__TO BE DONE__
Print the lines that start the entries and continue through the one holding "PL, PT = 89, 96", please, exactly and with the pictures omitted.

__Source code of charts__
.....
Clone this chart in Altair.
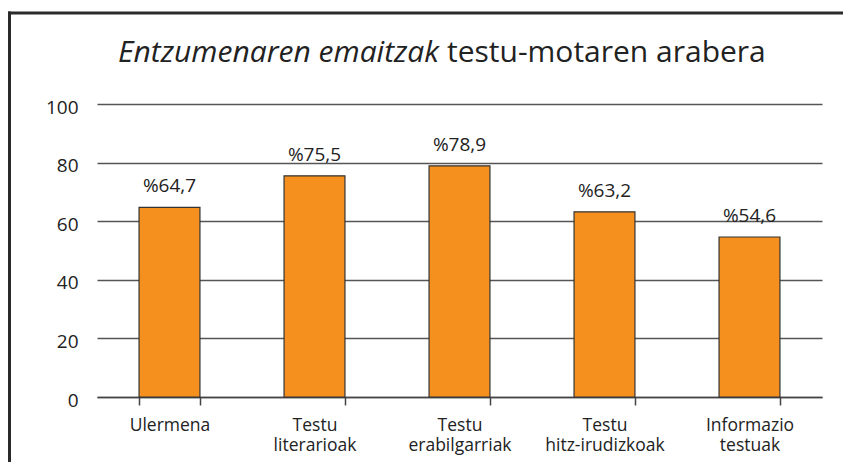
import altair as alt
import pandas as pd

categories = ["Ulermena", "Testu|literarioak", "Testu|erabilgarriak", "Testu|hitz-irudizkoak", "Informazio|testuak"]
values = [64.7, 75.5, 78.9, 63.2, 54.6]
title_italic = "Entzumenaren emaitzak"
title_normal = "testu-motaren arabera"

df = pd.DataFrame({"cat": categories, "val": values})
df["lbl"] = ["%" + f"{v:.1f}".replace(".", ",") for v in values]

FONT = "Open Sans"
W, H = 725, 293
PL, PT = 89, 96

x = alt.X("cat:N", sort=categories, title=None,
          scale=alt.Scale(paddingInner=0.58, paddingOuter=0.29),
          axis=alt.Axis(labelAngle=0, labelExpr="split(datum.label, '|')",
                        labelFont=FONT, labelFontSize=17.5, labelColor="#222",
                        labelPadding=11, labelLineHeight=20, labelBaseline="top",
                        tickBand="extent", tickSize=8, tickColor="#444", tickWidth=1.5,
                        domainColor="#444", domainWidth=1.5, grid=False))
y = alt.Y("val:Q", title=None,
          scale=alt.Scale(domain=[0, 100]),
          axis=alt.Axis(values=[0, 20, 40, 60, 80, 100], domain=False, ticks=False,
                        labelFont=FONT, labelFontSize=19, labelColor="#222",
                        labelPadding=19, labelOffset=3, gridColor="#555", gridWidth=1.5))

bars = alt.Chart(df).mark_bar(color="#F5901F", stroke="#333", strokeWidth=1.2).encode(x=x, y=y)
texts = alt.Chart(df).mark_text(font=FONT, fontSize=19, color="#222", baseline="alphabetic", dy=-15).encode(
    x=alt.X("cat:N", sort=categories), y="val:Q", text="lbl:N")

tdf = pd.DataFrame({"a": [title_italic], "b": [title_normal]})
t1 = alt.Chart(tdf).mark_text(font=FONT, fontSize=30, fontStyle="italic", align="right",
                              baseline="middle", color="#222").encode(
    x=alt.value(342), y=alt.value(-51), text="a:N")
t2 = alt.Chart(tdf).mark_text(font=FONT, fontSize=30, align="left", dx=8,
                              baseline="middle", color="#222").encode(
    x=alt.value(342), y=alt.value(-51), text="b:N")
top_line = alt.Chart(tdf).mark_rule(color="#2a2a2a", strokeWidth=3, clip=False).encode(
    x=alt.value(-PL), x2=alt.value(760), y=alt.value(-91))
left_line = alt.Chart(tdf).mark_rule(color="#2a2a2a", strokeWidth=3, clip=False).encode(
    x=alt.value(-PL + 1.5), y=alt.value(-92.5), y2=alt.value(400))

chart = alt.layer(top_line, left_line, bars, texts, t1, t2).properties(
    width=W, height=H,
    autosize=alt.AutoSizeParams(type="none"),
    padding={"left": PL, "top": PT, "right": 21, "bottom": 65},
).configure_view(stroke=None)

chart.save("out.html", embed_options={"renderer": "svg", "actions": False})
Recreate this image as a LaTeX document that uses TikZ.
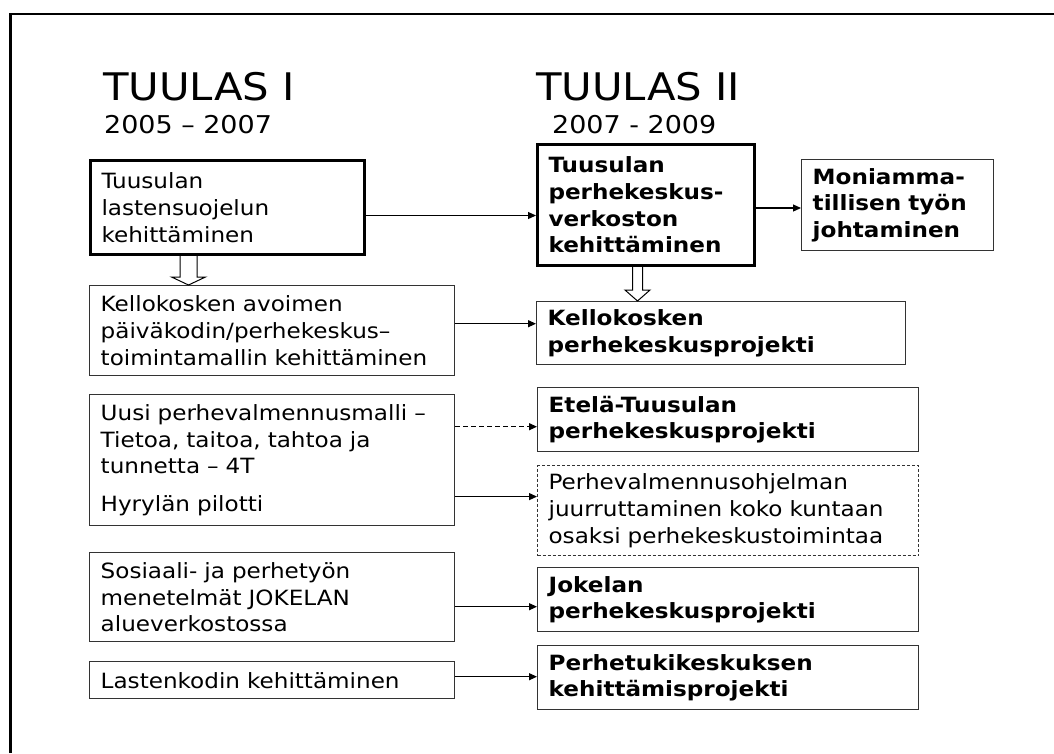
.....
__FULL RESPONSE__
Clone this chart in Altair.
import altair as alt
import pandas as pd

categories = ["Ulermena", "Testu|literarioak", "Testu|erabilgarriak", "Testu|hitz-irudizkoak", "Informazio|testuak"]
values = [64.7, 75.5, 78.9, 63.2, 54.6]
title_italic = "Entzumenaren emaitzak"
title_normal = "testu-motaren arabera"

df = pd.DataFrame({"cat": categories, "val": values})
df["lbl"] = ["%" + f"{v:.1f}".replace(".", ",") for v in values]

FONT = "Open Sans"
W, H = 725, 293
PL, PT = 89, 96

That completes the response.